Турфан, [276] который входил во владения уйгуров, также насчитывал процветающие манихейские сообщества, как об этом свидетельствуют фрески и миниатюры, связанные с этим верованием, найденные, в частности в Идикут-шахри, экспедицией Фон Ле Кока. Небезынтересно видеть на миниатюрах рядом с уйгурскими донаторами, портреты манихеиских священников в белых одеяниях, к тому же здесь мы видим первые известные персидские миниатюры. [277] Именно из Персии манихейские миссионеры доставили в то же время, что и религию, технику живописи, которую они рассматривали, и небеспричинно, как превосходное пропагандистское средство. Уйгурские донаторы также фигурируют на некоторых буддийских фресках турфанской группы памятников, в частности, Муртук-Безаклика. [278] Разодетые в величавые церемониальные костюмы, с великолепными дворцовыми одеяниями, с митрой или тиарой на голове, с дамами, предлагающими цветы, их прислугой и музыкантами, они являются свидетельством богатства и великолепия уйгурской культуры. Чуть далее на этих же буддийских фресках видны другие донаторы с бородами, тюркоиранского типа, наподобие нынешних кашгарцев, с плоскими головными уборами, в сопровождении верблюдов и мулов, они подобны буддийским магам-правителям и представляют перед нами согдийские караваны, с помощью которых уйгурская империя вошла в контакт с религиями Ирана. [279] Наконец, в уйгурском Турфа-не имеются еще несколько прелестных фресок несторианцев. Но только после 840 г., особенно в следующую эпоху во второй половине IX в. начале X в., уйгуры, изгнанные из Монголии, в большинстве своем, нашедшие убежище в Турфане, создали новое княжество, где уйгурское турфанское искусство стало развиваться, особенно в Муртук-Безаклике. Самые прекрасные уйгурские донаторы региона относятся фактически к этому вторичному периоду. [280]

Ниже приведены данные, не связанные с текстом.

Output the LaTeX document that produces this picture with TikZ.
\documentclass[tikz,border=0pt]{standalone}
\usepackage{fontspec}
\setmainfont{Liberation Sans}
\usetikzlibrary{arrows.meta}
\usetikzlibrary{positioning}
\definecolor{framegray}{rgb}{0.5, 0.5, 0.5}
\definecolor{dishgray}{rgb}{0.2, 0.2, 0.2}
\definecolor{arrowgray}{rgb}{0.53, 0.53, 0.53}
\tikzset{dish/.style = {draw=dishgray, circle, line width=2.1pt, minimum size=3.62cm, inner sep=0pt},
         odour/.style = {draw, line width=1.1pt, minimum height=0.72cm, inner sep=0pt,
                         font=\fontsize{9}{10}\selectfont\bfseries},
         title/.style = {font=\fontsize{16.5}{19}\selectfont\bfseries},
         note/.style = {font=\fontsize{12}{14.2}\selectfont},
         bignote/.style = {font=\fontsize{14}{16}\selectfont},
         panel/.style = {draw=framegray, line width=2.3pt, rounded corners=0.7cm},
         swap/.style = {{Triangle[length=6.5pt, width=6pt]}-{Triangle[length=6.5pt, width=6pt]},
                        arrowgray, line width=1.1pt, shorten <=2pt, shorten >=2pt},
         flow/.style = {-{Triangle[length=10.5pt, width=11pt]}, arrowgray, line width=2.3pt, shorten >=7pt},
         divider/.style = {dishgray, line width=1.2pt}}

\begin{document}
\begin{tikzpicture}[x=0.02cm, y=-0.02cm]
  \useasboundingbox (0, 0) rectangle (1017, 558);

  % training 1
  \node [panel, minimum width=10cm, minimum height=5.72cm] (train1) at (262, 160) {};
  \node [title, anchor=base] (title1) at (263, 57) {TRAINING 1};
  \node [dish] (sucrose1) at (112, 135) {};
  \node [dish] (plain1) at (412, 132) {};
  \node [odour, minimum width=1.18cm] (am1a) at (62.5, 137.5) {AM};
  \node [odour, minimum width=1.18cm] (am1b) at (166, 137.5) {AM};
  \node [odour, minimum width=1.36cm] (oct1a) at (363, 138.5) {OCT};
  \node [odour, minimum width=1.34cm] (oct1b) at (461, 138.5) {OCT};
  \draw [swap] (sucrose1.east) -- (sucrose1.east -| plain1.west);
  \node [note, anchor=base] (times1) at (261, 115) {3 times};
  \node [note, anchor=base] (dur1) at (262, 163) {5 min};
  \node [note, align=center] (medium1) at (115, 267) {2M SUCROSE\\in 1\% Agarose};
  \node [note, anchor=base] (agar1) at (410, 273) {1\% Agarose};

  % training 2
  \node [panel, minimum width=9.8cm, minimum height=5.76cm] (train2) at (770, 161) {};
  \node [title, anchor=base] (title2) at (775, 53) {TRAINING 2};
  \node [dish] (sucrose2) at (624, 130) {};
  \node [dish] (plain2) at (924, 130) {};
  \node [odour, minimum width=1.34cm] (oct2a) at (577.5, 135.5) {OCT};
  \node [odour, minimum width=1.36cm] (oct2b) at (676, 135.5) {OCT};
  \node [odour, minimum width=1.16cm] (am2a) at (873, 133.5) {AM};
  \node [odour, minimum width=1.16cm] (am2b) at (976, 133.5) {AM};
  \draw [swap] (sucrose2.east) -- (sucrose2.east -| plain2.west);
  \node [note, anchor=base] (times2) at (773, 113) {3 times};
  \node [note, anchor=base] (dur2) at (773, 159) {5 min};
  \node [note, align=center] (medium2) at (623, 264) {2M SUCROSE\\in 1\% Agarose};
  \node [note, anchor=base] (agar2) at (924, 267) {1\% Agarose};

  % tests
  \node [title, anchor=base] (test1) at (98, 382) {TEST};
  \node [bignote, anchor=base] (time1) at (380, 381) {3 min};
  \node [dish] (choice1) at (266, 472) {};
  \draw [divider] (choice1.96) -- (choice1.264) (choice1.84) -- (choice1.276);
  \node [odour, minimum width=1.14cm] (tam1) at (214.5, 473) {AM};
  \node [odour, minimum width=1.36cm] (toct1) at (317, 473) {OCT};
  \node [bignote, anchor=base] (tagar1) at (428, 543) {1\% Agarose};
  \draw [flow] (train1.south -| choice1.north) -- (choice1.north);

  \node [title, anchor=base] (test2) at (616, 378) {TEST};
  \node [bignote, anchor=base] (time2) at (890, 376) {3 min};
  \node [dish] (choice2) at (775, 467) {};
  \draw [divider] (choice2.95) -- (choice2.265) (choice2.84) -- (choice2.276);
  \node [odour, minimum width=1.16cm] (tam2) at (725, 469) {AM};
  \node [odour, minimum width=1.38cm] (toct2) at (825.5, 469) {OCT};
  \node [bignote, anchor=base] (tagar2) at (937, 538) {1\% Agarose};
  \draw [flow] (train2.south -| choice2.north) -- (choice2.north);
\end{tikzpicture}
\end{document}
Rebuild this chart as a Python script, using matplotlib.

[276]По свидетельству согдианской надписи Карабалгасуна, Бешбалыка, Турфана, Карашара и т. д., «4 Тугри» подчинились уйгурам к 800 г. Henning, Argi and the Tokharians, B.S.O.S., 1938, 550.
[277]См. Von Le Coq, Buddhistische Spatantike in Mittelasien, II, Manichaische Miniaturen (Berlin, 1923) et Chotscho, pi. 1-6.
[278]Von Le Coq, Chotscho, pi. 30-32 et Buddhistische Spatantike, Ш, pi. 17. Aussi E. WaldschmidtGandhara, Kutscha, Turfan pi. 16-21.
[279]Waldschmidt, Gandhara, Kutscha, TuftT, fig. 18.
[280]Уйгурский принц Турфана в X в. – Бугра Сали Тутук был изображен на одной из фресок Безаклика.
В то же время, заимствовав у Ирана или Внешнего Ирана их манихейскую религию, уйгуры переняли также в том же регионе, отчасти в Трансоксиане, согдийский алфавит, восходящий к древнесирийскому языку и сами создали на этой основе особую уйгурскую письменность, которая предназначалась в том же IX в. для замены древнего тюркского алфавита (тукю) Орхона. [281] С помощью этой новой письменности они создали национальную литературу, первую в истории тюркских литератур, на которую они переводили с иранского языка многочисленные манихейские тексты, осуществляли переводы с санскрита, кучанского и китайского языков многие буддийские тексты. [282] Уйгуры, таким образом, значительно опередили другие тюркомонгольские народы, учителями которых они оставались до эпохи Чингиз-хана.